**Work required**
Show every line below where "chart" can be found.
>> BEGIN Information supplied
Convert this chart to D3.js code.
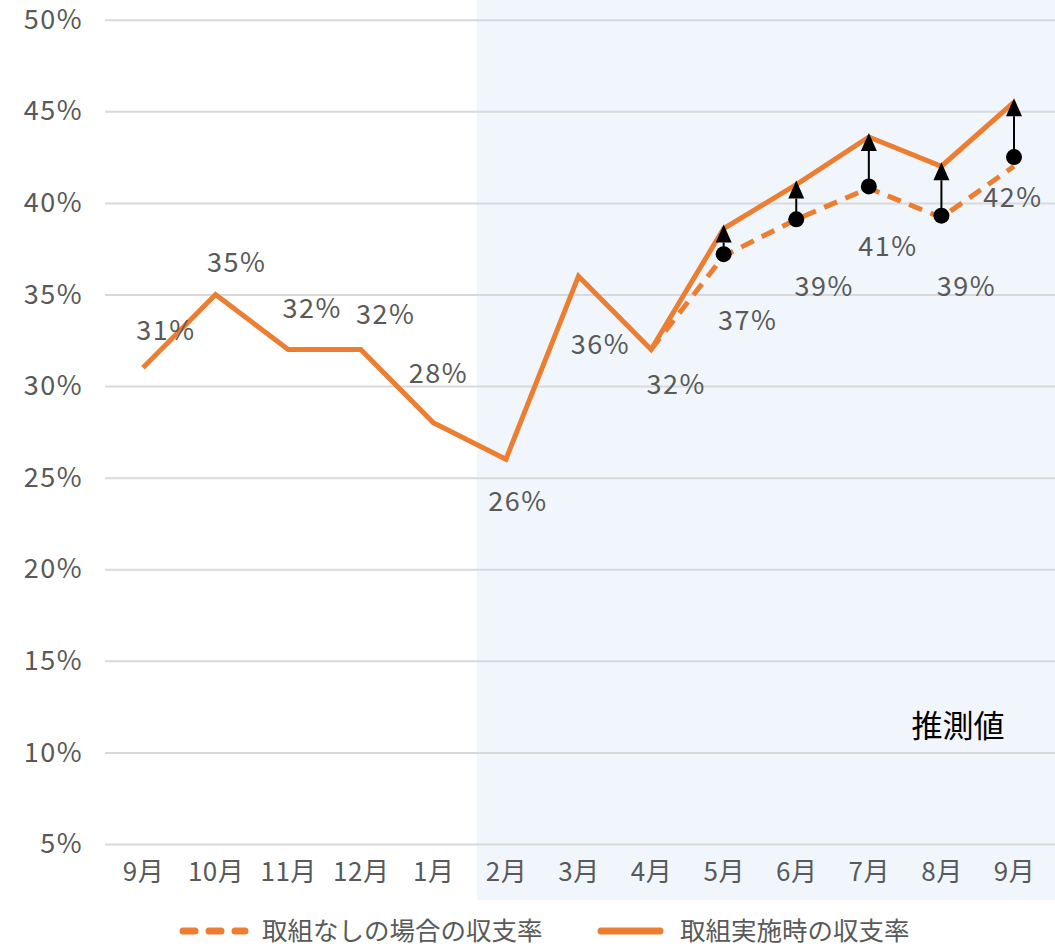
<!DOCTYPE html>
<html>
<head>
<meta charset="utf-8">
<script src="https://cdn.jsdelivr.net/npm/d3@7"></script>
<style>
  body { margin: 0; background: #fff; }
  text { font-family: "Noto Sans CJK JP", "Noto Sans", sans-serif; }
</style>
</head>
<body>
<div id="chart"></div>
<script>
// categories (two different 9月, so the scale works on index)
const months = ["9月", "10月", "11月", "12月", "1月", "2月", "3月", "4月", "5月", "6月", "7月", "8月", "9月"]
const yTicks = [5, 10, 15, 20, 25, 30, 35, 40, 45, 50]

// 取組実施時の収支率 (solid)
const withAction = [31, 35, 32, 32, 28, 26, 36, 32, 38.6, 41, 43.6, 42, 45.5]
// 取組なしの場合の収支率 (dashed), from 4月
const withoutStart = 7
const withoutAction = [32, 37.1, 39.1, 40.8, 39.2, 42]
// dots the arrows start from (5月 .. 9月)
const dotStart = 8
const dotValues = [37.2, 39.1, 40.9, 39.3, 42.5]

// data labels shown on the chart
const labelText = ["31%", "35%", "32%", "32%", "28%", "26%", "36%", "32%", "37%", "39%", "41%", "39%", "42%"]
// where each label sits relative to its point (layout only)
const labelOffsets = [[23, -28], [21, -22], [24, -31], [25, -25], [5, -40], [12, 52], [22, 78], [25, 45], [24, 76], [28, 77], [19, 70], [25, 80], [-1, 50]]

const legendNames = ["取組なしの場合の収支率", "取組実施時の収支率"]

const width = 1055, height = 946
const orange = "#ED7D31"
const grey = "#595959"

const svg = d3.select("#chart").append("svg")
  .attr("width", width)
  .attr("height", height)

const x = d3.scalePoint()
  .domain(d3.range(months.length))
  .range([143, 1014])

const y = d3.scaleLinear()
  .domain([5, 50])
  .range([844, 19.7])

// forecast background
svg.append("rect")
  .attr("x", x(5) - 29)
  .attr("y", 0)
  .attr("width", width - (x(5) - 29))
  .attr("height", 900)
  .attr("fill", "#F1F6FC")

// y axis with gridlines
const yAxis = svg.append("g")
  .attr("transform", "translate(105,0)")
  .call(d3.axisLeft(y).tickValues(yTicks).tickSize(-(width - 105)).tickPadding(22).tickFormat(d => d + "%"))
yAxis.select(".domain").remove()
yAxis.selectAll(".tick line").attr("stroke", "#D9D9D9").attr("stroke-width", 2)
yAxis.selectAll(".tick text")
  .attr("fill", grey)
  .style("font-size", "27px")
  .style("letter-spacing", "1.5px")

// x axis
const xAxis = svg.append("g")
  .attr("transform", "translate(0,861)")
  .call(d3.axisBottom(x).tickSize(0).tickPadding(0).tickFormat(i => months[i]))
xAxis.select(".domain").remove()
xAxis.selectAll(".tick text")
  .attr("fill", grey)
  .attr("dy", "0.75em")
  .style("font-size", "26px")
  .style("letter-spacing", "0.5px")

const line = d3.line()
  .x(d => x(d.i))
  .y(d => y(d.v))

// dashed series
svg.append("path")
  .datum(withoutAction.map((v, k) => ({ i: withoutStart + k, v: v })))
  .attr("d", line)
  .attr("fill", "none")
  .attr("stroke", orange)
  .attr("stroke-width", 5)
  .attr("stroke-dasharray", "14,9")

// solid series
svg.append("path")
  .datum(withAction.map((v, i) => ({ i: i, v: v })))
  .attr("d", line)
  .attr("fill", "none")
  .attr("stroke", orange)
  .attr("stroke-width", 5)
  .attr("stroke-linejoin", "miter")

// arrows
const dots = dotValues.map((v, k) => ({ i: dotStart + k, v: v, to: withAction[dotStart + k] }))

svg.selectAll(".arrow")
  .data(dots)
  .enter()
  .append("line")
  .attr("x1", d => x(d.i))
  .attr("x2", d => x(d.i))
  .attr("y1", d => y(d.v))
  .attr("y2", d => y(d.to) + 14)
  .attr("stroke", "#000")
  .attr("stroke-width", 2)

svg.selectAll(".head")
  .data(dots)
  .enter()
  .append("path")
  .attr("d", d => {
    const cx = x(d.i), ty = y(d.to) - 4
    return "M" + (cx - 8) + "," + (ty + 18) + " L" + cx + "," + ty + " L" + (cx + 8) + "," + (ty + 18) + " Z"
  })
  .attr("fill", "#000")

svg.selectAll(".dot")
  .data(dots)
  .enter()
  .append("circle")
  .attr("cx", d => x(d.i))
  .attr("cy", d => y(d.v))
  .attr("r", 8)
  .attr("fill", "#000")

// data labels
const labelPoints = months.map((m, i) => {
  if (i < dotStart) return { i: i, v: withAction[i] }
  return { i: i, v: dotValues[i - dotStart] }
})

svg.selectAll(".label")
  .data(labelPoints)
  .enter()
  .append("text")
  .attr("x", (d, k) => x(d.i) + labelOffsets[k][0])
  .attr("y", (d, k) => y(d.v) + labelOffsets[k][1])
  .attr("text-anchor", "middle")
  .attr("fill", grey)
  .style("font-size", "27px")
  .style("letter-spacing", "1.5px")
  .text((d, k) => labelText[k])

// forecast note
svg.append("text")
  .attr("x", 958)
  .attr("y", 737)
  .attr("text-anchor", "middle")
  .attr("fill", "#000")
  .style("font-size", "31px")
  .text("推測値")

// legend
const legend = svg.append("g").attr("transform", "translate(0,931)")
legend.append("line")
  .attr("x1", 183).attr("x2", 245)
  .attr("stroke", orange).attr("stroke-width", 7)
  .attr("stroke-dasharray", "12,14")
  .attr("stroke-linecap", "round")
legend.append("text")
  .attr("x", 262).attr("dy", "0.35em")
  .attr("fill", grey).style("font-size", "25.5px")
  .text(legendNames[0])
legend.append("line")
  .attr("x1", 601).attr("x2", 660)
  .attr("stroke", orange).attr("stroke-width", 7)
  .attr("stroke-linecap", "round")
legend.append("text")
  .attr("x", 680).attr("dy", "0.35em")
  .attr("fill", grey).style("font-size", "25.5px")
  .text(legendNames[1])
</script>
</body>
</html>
>> END Information supplied
>> BEGIN Information supplied
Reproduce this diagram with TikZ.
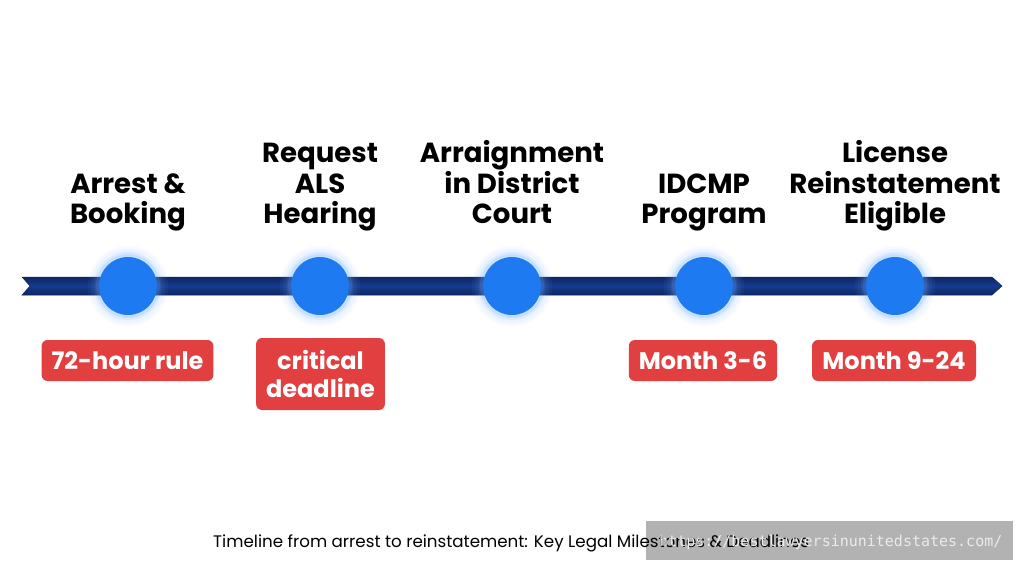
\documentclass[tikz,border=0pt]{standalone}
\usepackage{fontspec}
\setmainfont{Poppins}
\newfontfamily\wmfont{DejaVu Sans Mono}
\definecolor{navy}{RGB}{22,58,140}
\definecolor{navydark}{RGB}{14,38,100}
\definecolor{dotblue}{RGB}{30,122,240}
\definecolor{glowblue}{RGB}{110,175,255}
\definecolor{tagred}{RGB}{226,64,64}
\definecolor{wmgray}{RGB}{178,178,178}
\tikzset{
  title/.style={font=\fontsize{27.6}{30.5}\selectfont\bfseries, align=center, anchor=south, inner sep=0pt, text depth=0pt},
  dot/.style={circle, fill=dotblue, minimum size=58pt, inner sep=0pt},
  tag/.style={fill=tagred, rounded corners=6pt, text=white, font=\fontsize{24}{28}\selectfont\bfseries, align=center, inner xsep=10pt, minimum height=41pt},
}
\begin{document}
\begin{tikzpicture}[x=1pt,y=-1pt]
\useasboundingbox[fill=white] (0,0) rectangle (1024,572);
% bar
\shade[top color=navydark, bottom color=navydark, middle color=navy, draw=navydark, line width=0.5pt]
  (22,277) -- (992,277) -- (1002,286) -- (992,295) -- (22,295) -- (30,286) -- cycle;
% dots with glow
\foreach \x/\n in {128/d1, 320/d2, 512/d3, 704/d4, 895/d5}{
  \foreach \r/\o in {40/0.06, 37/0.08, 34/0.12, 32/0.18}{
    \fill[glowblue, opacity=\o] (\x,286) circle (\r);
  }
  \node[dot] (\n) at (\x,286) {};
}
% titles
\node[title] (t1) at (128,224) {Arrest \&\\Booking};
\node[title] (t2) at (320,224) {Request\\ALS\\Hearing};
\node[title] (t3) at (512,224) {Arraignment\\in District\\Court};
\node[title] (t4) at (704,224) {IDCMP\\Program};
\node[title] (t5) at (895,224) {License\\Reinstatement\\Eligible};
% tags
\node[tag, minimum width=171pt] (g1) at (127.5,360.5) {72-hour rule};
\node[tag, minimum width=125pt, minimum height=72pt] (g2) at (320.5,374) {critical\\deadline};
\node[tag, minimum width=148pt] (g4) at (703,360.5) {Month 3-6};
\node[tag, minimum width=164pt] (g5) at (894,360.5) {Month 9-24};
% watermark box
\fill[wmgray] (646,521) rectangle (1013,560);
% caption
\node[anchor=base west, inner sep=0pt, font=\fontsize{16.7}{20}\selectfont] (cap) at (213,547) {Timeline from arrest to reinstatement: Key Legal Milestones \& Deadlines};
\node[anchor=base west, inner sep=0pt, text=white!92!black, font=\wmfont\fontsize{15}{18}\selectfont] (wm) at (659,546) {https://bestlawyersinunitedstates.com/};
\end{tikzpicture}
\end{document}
>> END Information supplied
>> BEGIN Information supplied
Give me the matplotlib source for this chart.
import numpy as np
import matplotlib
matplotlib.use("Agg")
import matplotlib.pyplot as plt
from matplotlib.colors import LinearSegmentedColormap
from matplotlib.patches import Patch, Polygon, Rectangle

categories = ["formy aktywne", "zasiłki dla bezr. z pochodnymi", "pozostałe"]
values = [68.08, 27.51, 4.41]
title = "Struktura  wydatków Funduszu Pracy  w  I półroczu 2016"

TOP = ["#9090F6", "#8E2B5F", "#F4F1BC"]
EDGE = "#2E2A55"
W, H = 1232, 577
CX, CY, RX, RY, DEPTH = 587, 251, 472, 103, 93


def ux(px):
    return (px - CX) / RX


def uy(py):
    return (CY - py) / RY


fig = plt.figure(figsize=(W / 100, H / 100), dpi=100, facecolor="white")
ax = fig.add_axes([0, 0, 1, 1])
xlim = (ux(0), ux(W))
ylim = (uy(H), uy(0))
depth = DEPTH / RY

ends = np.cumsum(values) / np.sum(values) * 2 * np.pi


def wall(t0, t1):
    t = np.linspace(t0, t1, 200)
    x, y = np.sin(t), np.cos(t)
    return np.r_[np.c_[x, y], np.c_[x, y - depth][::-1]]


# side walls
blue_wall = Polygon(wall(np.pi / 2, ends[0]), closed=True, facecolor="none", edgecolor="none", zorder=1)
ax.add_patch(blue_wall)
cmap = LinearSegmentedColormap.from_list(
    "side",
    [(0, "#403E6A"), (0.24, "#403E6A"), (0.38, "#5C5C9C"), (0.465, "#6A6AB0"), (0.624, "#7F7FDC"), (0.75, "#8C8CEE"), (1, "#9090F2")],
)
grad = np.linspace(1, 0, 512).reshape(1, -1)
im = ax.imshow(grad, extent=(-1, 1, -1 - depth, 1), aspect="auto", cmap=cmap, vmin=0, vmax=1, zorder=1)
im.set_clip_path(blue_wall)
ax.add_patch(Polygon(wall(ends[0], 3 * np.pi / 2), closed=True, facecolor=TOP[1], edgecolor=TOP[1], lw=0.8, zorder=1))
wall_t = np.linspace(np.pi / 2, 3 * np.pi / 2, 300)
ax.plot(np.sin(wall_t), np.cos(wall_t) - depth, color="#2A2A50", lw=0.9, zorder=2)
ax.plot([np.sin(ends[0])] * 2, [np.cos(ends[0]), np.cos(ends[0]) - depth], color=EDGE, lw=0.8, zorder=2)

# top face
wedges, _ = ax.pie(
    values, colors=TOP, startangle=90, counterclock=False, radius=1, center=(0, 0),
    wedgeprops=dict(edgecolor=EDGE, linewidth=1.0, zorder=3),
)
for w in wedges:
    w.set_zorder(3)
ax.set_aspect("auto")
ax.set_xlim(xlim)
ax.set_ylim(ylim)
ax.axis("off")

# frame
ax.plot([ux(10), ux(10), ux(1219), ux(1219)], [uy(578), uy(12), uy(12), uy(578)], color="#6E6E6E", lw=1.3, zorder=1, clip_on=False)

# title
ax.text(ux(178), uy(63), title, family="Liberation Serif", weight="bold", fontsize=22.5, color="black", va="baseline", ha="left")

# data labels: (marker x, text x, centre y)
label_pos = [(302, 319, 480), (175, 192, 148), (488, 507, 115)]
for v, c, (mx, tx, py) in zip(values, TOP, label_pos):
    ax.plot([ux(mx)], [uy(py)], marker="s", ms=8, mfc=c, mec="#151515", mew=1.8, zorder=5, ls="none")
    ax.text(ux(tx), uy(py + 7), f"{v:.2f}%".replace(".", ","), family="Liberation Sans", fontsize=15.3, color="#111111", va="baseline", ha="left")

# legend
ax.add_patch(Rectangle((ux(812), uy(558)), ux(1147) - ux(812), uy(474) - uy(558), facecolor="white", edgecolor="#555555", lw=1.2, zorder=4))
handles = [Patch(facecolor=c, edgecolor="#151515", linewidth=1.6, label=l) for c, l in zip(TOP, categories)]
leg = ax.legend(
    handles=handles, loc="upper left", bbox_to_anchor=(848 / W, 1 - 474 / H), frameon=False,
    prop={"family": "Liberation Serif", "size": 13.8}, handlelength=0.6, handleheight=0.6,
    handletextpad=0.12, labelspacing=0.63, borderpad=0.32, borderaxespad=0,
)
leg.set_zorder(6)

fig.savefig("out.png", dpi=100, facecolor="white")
>> END Information supplied
**Solution to this exercise**
Convert this chart to D3.js code.
<div id="chart"></div>
// data labels shown on the chart
const svg = d3.select("#chart").append("svg")
Give me the matplotlib source for this chart.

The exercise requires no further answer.